On the other hand, there are some major differences between Google Drive versus Dropbox and SkyDrive. The following article describes them well:  http://www.pcworld.com/article/254490/the_problem_with_google_drive.html . The bottom line is that, if you are a user of Google’s browser based applications (Word, Excel,…) you should use Google Drive which is well integrated. Otherwise, use Dropbox or SkyDrive. You get 5 Gb free with Drive. You can get 25 Gb for $30/yr and 100 Gb for $60/yr.

In my case, since I am a heavy user of Google Gmail, Contacts and Calendar, and since I plan to expand my use of Google’s other offerings, I will use Google Drive to store copies of my important emails for future references. I hope that Google makes that process easy in the near future. Currently, I start Print of the email, then using the Snipping Tool I paste it on a Word sheet to file. Not very elegant but it works.

Data security on the Cloud 

The survival of Cloud services companies depends on the security of the data they store on their servers. Think of the lawsuits they would face if there was a breach! They therefore put in place all necessary measures to ensure data security. Your data is encrypted before leaving your computer and remains encrypted thereafter. There is also a copy of your data on your each of your computers. Finally, you should take regular backups. If you have data security concerns to the point of not using Cloud services, you better never fly, walk on the street or ride in your car which represents greater risk for your survival.

Conclusions: SkyDrive versus Dropbox

Dropbox is the master of the hill for synchronizing a multitude of formats on a multitude of devices.
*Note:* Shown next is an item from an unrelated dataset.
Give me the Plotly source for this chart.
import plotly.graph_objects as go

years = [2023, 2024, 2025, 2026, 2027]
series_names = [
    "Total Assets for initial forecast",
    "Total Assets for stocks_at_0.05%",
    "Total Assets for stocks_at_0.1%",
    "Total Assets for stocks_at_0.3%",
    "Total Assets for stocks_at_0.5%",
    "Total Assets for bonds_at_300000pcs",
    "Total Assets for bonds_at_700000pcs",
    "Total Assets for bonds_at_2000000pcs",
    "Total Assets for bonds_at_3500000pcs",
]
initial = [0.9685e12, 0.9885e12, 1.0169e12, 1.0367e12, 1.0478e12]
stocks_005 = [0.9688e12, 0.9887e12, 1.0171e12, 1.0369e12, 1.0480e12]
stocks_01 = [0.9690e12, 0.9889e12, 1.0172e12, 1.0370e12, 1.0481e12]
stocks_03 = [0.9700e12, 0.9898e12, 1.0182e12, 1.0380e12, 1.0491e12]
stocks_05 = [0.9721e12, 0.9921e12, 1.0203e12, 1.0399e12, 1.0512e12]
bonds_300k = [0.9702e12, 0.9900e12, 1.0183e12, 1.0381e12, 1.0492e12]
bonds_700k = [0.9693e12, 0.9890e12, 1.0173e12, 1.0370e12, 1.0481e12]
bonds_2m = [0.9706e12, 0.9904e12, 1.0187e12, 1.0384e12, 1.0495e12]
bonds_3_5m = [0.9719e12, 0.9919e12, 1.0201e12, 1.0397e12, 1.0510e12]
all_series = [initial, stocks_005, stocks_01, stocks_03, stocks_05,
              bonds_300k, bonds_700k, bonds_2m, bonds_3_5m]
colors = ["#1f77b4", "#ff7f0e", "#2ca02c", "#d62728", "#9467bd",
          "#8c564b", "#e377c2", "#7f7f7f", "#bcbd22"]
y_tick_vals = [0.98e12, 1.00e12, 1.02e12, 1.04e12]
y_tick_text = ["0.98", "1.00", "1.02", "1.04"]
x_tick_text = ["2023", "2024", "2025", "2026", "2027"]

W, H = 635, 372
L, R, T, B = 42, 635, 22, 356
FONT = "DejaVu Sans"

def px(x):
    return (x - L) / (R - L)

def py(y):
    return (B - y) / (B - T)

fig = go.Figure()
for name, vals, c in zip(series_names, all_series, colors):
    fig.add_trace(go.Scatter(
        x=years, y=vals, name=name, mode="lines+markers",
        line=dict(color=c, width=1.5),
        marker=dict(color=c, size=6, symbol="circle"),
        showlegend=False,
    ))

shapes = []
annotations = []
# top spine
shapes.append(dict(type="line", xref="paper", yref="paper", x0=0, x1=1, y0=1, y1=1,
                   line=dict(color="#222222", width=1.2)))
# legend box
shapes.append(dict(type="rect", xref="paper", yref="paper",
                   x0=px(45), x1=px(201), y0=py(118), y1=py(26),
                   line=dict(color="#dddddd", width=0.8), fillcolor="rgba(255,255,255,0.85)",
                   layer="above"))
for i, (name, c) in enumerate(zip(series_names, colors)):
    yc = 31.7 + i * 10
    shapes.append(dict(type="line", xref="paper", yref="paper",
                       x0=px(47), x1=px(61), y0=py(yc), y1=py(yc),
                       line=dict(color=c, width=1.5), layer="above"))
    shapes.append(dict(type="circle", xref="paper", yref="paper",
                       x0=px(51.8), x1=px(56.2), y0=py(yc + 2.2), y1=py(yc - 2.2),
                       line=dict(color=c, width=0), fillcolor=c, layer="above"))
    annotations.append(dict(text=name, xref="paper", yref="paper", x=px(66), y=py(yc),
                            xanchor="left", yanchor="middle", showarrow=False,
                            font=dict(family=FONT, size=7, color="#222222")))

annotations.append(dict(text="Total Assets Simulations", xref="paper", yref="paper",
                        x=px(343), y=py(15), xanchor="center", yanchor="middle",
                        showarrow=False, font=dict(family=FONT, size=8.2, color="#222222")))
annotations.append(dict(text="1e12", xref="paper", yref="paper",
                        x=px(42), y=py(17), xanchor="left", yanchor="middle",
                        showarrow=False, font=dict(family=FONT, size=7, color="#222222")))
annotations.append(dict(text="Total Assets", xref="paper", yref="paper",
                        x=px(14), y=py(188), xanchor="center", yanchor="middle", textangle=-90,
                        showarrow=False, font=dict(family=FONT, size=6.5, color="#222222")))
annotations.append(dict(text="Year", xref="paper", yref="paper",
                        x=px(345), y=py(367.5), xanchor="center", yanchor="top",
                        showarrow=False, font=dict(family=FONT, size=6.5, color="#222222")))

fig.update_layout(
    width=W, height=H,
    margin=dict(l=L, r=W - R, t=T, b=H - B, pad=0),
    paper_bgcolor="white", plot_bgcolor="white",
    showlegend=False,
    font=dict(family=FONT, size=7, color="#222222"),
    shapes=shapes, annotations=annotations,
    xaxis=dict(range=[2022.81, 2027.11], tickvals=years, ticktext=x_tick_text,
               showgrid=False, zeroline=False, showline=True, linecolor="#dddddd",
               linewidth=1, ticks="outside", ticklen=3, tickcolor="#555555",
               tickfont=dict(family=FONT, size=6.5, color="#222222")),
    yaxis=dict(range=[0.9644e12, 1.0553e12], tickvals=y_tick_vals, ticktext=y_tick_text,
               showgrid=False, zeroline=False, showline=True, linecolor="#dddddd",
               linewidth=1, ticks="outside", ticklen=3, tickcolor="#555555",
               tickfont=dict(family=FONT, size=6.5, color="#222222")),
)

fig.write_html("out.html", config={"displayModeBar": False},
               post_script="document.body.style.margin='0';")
It also syncs faster, especially on a LAN.

On the other hand, if you are a user of Microsoft browser base versions of Word, Excel, PowerPoint and OneNote, you should use SkyDrive since Dropbox can’t compete in that arena.

Lastly, nothing prevents you from using both or all three as indicated above, especially since they all operate the same way and you can move from one to the other by Copying and Pasting folders.

The key message is GET ON THE CLOUD, NOW!